Apartment in Paradise
In front of the Heavenly tribunal
after the Supreme Court judge reads
the list of my biggest mortal sins
if they ask for the last word of the accused
before the final judgment
I’ll say: Lord, give me
one small apartment
at the entrance to Hades
because I am used to living in fire.
The only thing I ask is that in the rooms beside mine
live four Croats,
two Serbs and three Bosniaks,
one German, one Italian who speaks German,
and one Hungarian
with whom I have shared beautiful unbearable days
of my temporary existence.
Also there should be eight women there
whose nationality was never of interest to me
and who have told me
that paradise exists:
Vesna, with the sky blue eyes,
Ljiljana, Selma, the “blue angel”
Elke, Milena, who will be with me when at midnight
I’ll stagger through the underground streets), Senada,
Carmen, who has shown me a paradise without love,
and Fatima hurija from Heaven
And, Lord, please make sure
that the barmen Miki is also there,
and air conditioning.
That much, Lord, I hope I have earned
by roaming through your
And luxury apartments, heavenly gardens,
give to those who enjoyed them on earth.
In a little forest above Lake Boracko we found a meadow
and the wooden hut that we rented for a week.
In the morning the village women would sell us sour cream and cheese
and raspberries. I have spread a little basket of raspberries on your
naked belly, then I fished them out with my tongue.
The trace of raspberries on the alabaster of your belly
resembled a large bloody stain.
Days of joy and sex were showering us like golden dust
and disappeared in rattling coaches on the dusty stony road,
Our bodies were the signs on the stone road.

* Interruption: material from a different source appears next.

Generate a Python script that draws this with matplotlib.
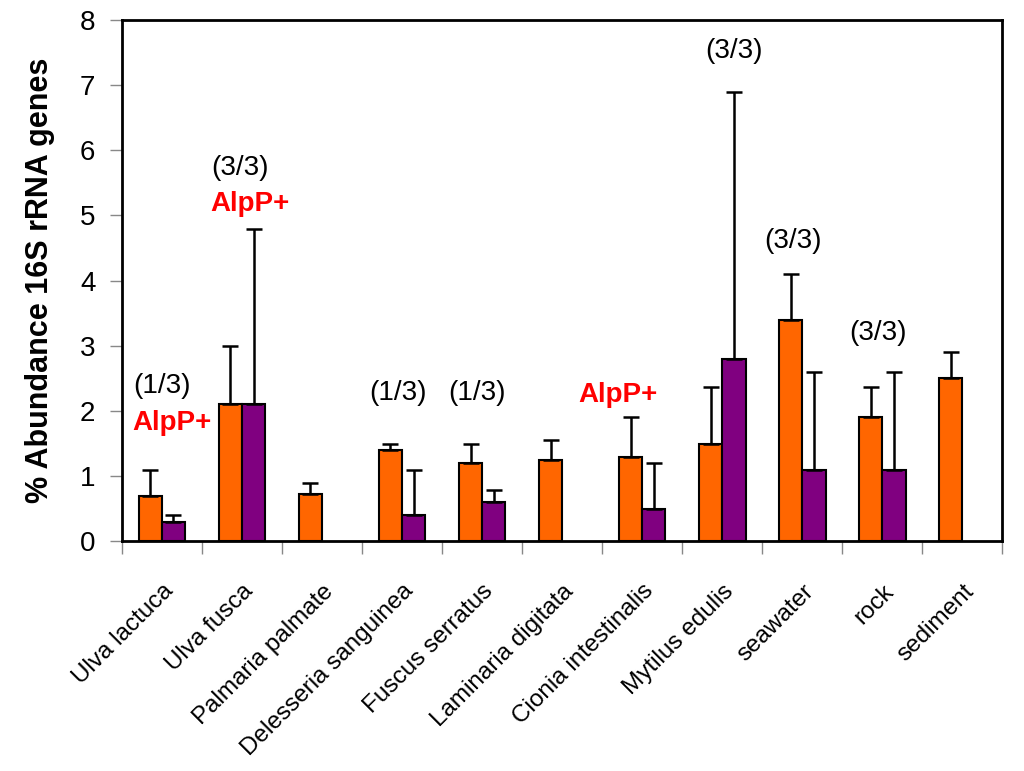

Our bodies were chalk that got wasted
while drawing obscure signs on the blackboard of time.
Today, leaning on the big white cushion,
you offer me the raspberry that remains from your hospital plate,
unaware that my imagination calls for pictures from the time of raspberries.
Now I love you more, much more.
My love protects you with its porous umbrella,
love that waited for a long time now comes in the moment when you don’t expect it,
at the moment when your face gets pinched from the pain.